Tant la lettre que l’esprit des articles L. 1226-2 et 1226-10 du code du travail militent en faveur d’une réponse négative. En effet, le texte indique que « Cette proposition (i.e. la proposition de reclassement) prend en compte, après avis du comité économique et social, les conclusions écrites du médecin du travail et les indications qu’il formule sur les capacités du salarié à exercer l’une des tâches existant dans l’entreprise. ». Cette formulation induit, a contrario, qu’en l’absence de proposition de reclassement la consultation n’a pas lieu d’être (d’autant qu’elle serait au demeurant sans objet).
La Cour de Cassation avait eu l’occasion de statuer en ce sens antérieurement à la création par le code du travail du cas de dispense de recherche de reclassement, à propos d’une affaire dans laquelle l’employeur n’avait aucune proposition de reclassement à formuler (Cass. Soc. Cass. Soc. 5 octobre 2015, n° 15-16.782 : « Attendu, ensuite, que si les dispositions de l’article L. 1226-10 du code du travail exigent que l’avis des délégués du personnel intervienne avant la proposition de reclassement, une telle exigence ne résulte, en l’absence de proposition de reclassement, ni de ce texte, ni de l’article L. 1226-12 du même code »).
En outre, le modèle type de lettre de licenciement pour inaptitude établi par le décret n° 2017-1820 du 29 décembre 2017 est distinct selon que l’avis d’inaptitude émis par le médecin du travail comporte ou non la mention expresse : la référence à la consultation du CSE n’y figure qu’en l’absence de dispense de recherche de reclassement.
Dès l’entrée en vigueur de la loi « El Khomri », il semblait donc possible de considérer que la consultation des délégués du personnel (ou du CSE depuis son institution) n’était pas requise en cas de dispense de recherche de reclassement.

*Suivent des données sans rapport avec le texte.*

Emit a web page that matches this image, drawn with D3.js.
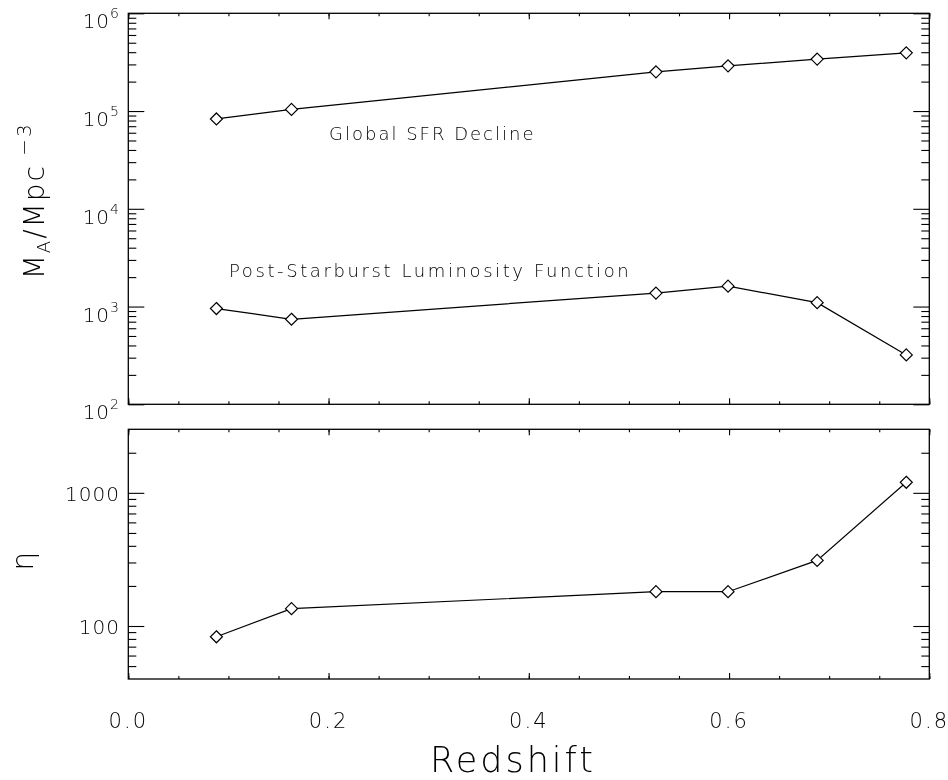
<!DOCTYPE html>
<html>
<head>
<meta charset="utf-8">
<script src="https://cdn.jsdelivr.net/npm/d3@7"></script>
<style>
  html, body { margin: 0; padding: 0; background: #fff; }
  svg { display: block; will-change: transform; }
  text { font-family: "DejaVu Sans", "Liberation Sans", sans-serif; font-weight: 200; fill: #000; }
</style>
</head>
<body>
<svg id="chart" width="948" height="780"></svg>
<script>
// Redshift of each sample bin
const redshift = [0.088, 0.163, 0.527, 0.599, 0.688, 0.777];
// Mass density (M_A / Mpc^-3) implied by the global SFR decline
const globalSFR = [83000, 104000, 252000, 290000, 340000, 394000];
// Mass density implied by the post-starburst luminosity function
const postStarburst = [954, 741, 1374, 1617, 1096, 320];
// Ratio eta between the two estimates
const eta = [83, 135, 181, 181, 311, 1200];

const xTicks = [0.0, 0.2, 0.4, 0.6, 0.8];
const xMinorTicks = d3.range(0, 0.8001, 0.05);
const topDecades = [1e2, 1e3, 1e4, 1e5, 1e6];
const bottomMajor = [100, 1000];

const svg = d3.select("#chart");

const left = 128.3, right = 929.3;
const topPanel = { y0: 13.3, y1: 404.3 };
const botPanel = { y0: 429.3, y1: 679 };

const x = d3.scaleLinear().domain([0, 0.8]).range([left, right]);
const yTop = d3.scaleLog().domain([1e2, 1e6]).range([topPanel.y1, topPanel.y0]);
const yBot = d3.scaleLog().domain([40, 3000]).range([botPanel.y1, botPanel.y0]);

// minor log ticks (2..9 x decade) inside a domain
function minorLog(domain) {
  const out = [];
  for (let e = -1; e <= 7; e++) {
    for (let m = 2; m <= 9; m++) {
      const v = m * Math.pow(10, e);
      if (v > domain[0] * 1.0001 && v < domain[1] * 0.9999) out.push(v);
    }
  }
  return out;
}

// equal-sided diamond marker
const diamondType = {
  draw(ctx, size) {
    const r = Math.sqrt(size / 2);
    ctx.moveTo(0, -r); ctx.lineTo(r, 0); ctx.lineTo(0, r); ctx.lineTo(-r, 0); ctx.closePath();
  }
};
const marker = d3.symbol().type(diamondType).size(72);

function drawPanel(yScale, panel, majors, minors) {
  const g = svg.append("g");
  const strip = sel => { sel.select(".domain").remove(); sel.selectAll("text").remove();
    sel.selectAll("line").attr("stroke", "#000").attr("stroke-width", 1.1); };

  // x ticks, bottom and top edges, pointing inward
  g.append("g").attr("transform", `translate(0,${panel.y1})`)
    .call(d3.axisBottom(x).tickValues(xMinorTicks).tickSize(-3)).call(strip);
  g.append("g").attr("transform", `translate(0,${panel.y1})`)
    .call(d3.axisBottom(x).tickValues(xTicks).tickSize(-6)).call(strip);
  g.append("g").attr("transform", `translate(0,${panel.y0})`)
    .call(d3.axisTop(x).tickValues(xMinorTicks).tickSize(-3)).call(strip);
  g.append("g").attr("transform", `translate(0,${panel.y0})`)
    .call(d3.axisTop(x).tickValues(xTicks).tickSize(-6)).call(strip);

  // y ticks, left and right edges
  g.append("g").attr("transform", `translate(${left},0)`)
    .call(d3.axisLeft(yScale).tickValues(minors).tickSize(-8)).call(strip);
  g.append("g").attr("transform", `translate(${left},0)`)
    .call(d3.axisLeft(yScale).tickValues(majors).tickSize(-16)).call(strip);
  g.append("g").attr("transform", `translate(${right},0)`)
    .call(d3.axisRight(yScale).tickValues(minors).tickSize(-8)).call(strip);
  g.append("g").attr("transform", `translate(${right},0)`)
    .call(d3.axisRight(yScale).tickValues(majors).tickSize(-16)).call(strip);

  // frame
  g.append("rect")
    .attr("x", left).attr("y", panel.y0)
    .attr("width", right - left).attr("height", panel.y1 - panel.y0)
    .attr("fill", "none").attr("stroke", "#000").attr("stroke-width", 1.3);
  return g;
}

function drawSeries(g, yScale, values) {
  const line = d3.line().x((d, i) => x(redshift[i])).y(d => yScale(d));
  g.append("path").datum(values)
    .attr("d", line).attr("fill", "none").attr("stroke", "#000").attr("stroke-width", 1.2);
  g.selectAll(null).data(values).enter().append("path")
    .attr("d", marker)
    .attr("transform", (d, i) => `translate(${x(redshift[i])},${yScale(d)})`)
    .attr("fill", "#fff").attr("stroke", "#000").attr("stroke-width", 1.2);
}

// ---- top panel ----
const gTop = drawPanel(yTop, topPanel, topDecades, minorLog(yTop.domain()));
drawSeries(gTop, yTop, globalSFR);
drawSeries(gTop, yTop, postStarburst);

topDecades.forEach(v => {
  const t = svg.append("text")
    .attr("x", 120).attr("y", yTop(v) + 15)
    .attr("text-anchor", "end").attr("font-size", 20).attr("letter-spacing", 1);
  t.append("tspan").text("10");
  t.append("tspan").attr("dy", -10).attr("font-size", 14).text(Math.round(Math.log10(v)));
});

svg.append("text").attr("x", 329).attr("y", 140)
  .attr("font-size", 18).attr("letter-spacing", 2)
  .text("Global SFR Decline");
svg.append("text").attr("x", 229).attr("y", 277)
  .attr("font-size", 18).attr("letter-spacing", 2.6)
  .text("Post-Starburst Luminosity Function");

// y title of top panel
const yt = svg.append("text")
  .attr("transform", `translate(44,${(topPanel.y0 + topPanel.y1) / 2 - 8}) rotate(-90)`)
  .attr("text-anchor", "middle").attr("font-size", 28).attr("letter-spacing", 2);
yt.append("tspan").text("M");
yt.append("tspan").attr("dy", 6).attr("font-size", 18).text("A");
yt.append("tspan").attr("dy", -6).text("/Mpc");
yt.append("tspan").attr("dy", -13).attr("font-size", 20).text(" \u22123");

// ---- bottom panel ----
const gBot = drawPanel(yBot, botPanel, bottomMajor, minorLog(yBot.domain()));
drawSeries(gBot, yBot, eta);

bottomMajor.forEach(v => {
  svg.append("text")
    .attr("x", 120).attr("y", yBot(v) + 8)
    .attr("text-anchor", "end").attr("font-size", 20).attr("letter-spacing", 1)
    .text(v);
});

svg.append("text")
  .attr("transform", `translate(33,${(botPanel.y0 + botPanel.y1) / 2 + 7}) rotate(-90)`)
  .attr("text-anchor", "middle").attr("font-size", 30)
  .text("\u03B7");

// x tick labels and title
xTicks.forEach(v => {
  svg.append("text")
    .attr("x", x(v)).attr("y", 728)
    .attr("text-anchor", "middle").attr("font-size", 21).attr("letter-spacing", 2)
    .text(v.toFixed(1));
});
svg.append("text")
  .attr("x", 513).attr("y", 772)
  .attr("text-anchor", "middle").attr("font-size", 35).attr("letter-spacing", 3)
  .text("Redshift");
</script>
</body>
</html>
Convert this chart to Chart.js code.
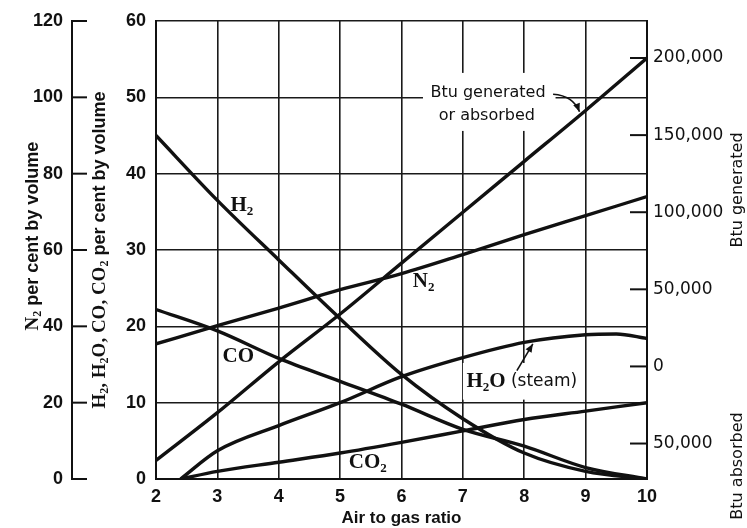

Toutefois, la jurisprudence de certaines cours d’appel avait fait naître un doute (CA Bourges 19 novembre 2021 n° 21/00153), de même que la réticence de certaines inspections du travail à autoriser, en l’absence de consultation du CSE, le licenciement d’un salarié protégé alors même que l’avis d’inaptitude mentionne une dispense de recherche de reclassement.
L’arrêt de la Cour de Cassation du 8 juin 2022 clôt le débat par un attendu dénué d’ambiguïté : « […] lorsque le médecin du travail a mentionné expressément dans son avis que tout maintien du salarié dans l’emploi serait gravement préjudiciable à sa santé ou que l’état de santé du salarié fait obstacle à tout reclassement dans l’emploi, l’employeur, qui n’est pas tenu de rechercher un reclassement, n’a pas l’obligation de consulter les délégués du personnel ».
Même si cet arrêt a été rendu à propos d’un licenciement prononcé avant la réforme des institutions représentatives du personnel par les ordonnances « Macron » (à une date à laquelle c’est la consultation des délégués du personnel qui était requise), rien ne justifierait que la position soit différente s’agissant de la consultation du CSE. En effet les articles L. 1226-2 et 1226-10 du code du travail sont restés rédigés à l’identique au moment du transfert de cette compétence au CSE.
Un point de vigilance toutefois : l’absence de consultation du CSE ne peut se justifier qu’en présence de l’une des deux mentions expresses dans l’avis du médecin du travail qui doivent être reproduites dans des termes strictement conformes à la loi, toute autre formulation ne permettant pas à l’employeur de se prévaloir de la dispense.
Par ailleurs, il reste à espérer que le Conseil d’Etat adopterait, en cas de contentieux, la même position pour le cas des salariés protégés.